Exclude the pictures, then repeat the remaining data exactly.

* begin Information supplied *

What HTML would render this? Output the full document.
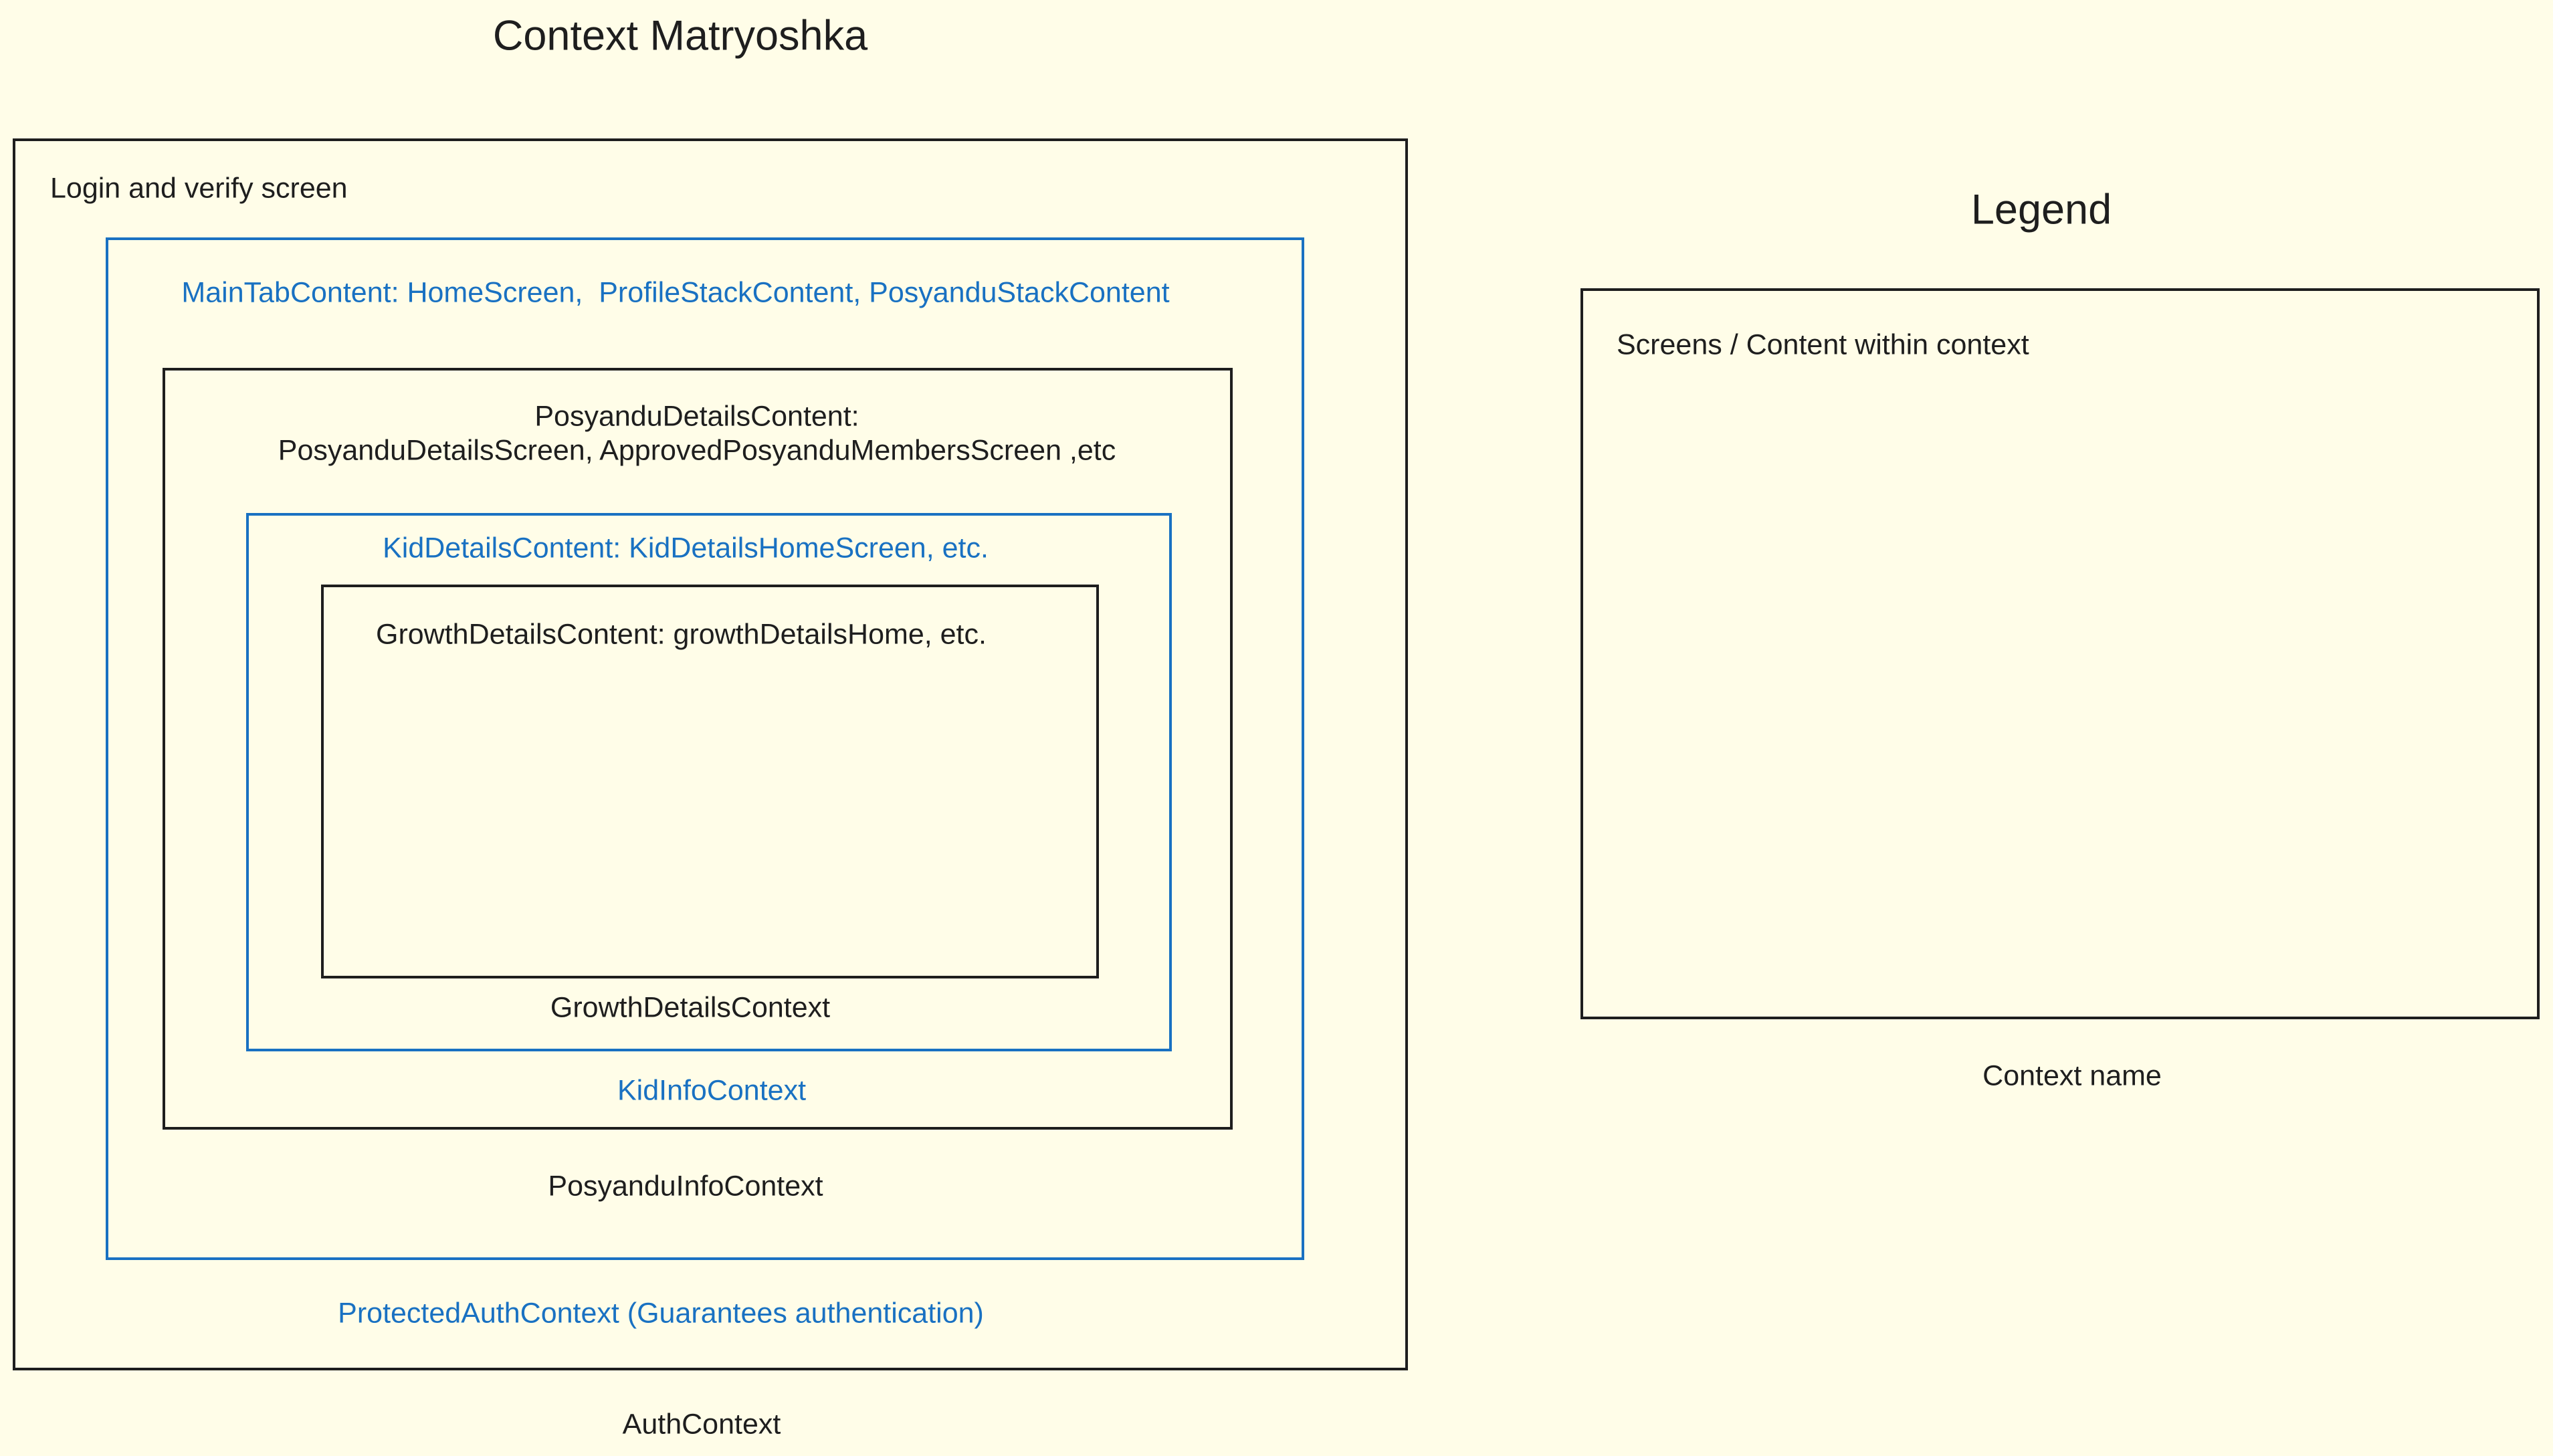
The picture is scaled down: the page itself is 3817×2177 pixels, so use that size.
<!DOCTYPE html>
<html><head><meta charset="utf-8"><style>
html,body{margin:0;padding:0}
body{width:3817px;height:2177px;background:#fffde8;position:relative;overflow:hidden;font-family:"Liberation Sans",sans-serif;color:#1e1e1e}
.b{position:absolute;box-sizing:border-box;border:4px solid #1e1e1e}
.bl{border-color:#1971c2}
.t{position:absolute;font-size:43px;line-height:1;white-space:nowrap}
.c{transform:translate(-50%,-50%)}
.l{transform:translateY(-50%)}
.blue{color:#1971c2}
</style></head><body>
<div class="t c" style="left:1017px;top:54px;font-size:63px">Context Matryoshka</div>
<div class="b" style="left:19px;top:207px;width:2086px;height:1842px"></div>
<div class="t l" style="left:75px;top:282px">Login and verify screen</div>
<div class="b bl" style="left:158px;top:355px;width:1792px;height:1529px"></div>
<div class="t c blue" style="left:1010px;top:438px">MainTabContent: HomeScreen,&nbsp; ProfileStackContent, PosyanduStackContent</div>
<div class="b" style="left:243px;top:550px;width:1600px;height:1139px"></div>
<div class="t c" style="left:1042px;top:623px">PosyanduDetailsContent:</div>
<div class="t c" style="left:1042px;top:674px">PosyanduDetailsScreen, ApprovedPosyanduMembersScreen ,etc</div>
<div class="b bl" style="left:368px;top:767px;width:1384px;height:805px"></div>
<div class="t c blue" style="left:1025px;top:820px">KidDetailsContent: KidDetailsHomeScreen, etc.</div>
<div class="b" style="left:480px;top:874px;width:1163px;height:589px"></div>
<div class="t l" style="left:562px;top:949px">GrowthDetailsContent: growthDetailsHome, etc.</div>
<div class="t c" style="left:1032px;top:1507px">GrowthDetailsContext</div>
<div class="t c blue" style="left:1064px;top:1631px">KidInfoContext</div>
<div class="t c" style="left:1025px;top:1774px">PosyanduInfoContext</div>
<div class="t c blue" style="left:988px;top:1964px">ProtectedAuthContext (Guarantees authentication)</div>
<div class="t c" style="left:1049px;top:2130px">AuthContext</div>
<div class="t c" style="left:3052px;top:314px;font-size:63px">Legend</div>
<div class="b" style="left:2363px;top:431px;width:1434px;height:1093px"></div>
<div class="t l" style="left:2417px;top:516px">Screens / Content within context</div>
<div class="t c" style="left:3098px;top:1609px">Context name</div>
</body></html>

* end Information supplied *

◆ Output for this exercise:
What HTML would render this? Output the full document.
The picture is scaled down: the page itself is 3817×2177 pixels, so use that size.
<!DOCTYPE html>
<html><head><meta charset="utf-8"><style>
html,body{margin:0;padding:0}
body{width:3817px;height:2177px;background:#fffde8;position:relative;overflow:hidden;font-family:"Liberation Sans",sans-serif;color:#1e1e1e}
.b{position:absolute;box-sizing:border-box;border:4px solid #1e1e1e}
.bl{border-color:#1971c2}
.t{position:absolute;font-size:43px;line-height:1;white-space:nowrap}
.c{transform:translate(-50%,-50%)}
.l{transform:translateY(-50%)}
.blue{color:#1971c2}
</style></head><body>
<div class="t c" style="left:1017px;top:54px;font-size:63px">Context Matryoshka</div>
<div class="b" style="left:19px;top:207px;width:2086px;height:1842px"></div>
<div class="t l" style="left:75px;top:282px">Login and verify screen</div>
<div class="b bl" style="left:158px;top:355px;width:1792px;height:1529px"></div>
<div class="t c blue" style="left:1010px;top:438px">MainTabContent: HomeScreen,&nbsp; ProfileStackContent, PosyanduStackContent</div>
<div class="b" style="left:243px;top:550px;width:1600px;height:1139px"></div>
<div class="t c" style="left:1042px;top:623px">PosyanduDetailsContent:</div>
<div class="t c" style="left:1042px;top:674px">PosyanduDetailsScreen, ApprovedPosyanduMembersScreen ,etc</div>
<div class="b bl" style="left:368px;top:767px;width:1384px;height:805px"></div>
<div class="t c blue" style="left:1025px;top:820px">KidDetailsContent: KidDetailsHomeScreen, etc.</div>
<div class="b" style="left:480px;top:874px;width:1163px;height:589px"></div>
<div class="t l" style="left:562px;top:949px">GrowthDetailsContent: growthDetailsHome, etc.</div>
<div class="t c" style="left:1032px;top:1507px">GrowthDetailsContext</div>
<div class="t c blue" style="left:1064px;top:1631px">KidInfoContext</div>
<div class="t c" style="left:1025px;top:1774px">PosyanduInfoContext</div>
<div class="t c blue" style="left:988px;top:1964px">ProtectedAuthContext (Guarantees authentication)</div>
<div class="t c" style="left:1049px;top:2130px">AuthContext</div>
<div class="t c" style="left:3052px;top:314px;font-size:63px">Legend</div>
<div class="b" style="left:2363px;top:431px;width:1434px;height:1093px"></div>
<div class="t l" style="left:2417px;top:516px">Screens / Content within context</div>
<div class="t c" style="left:3098px;top:1609px">Context name</div>
</body></html>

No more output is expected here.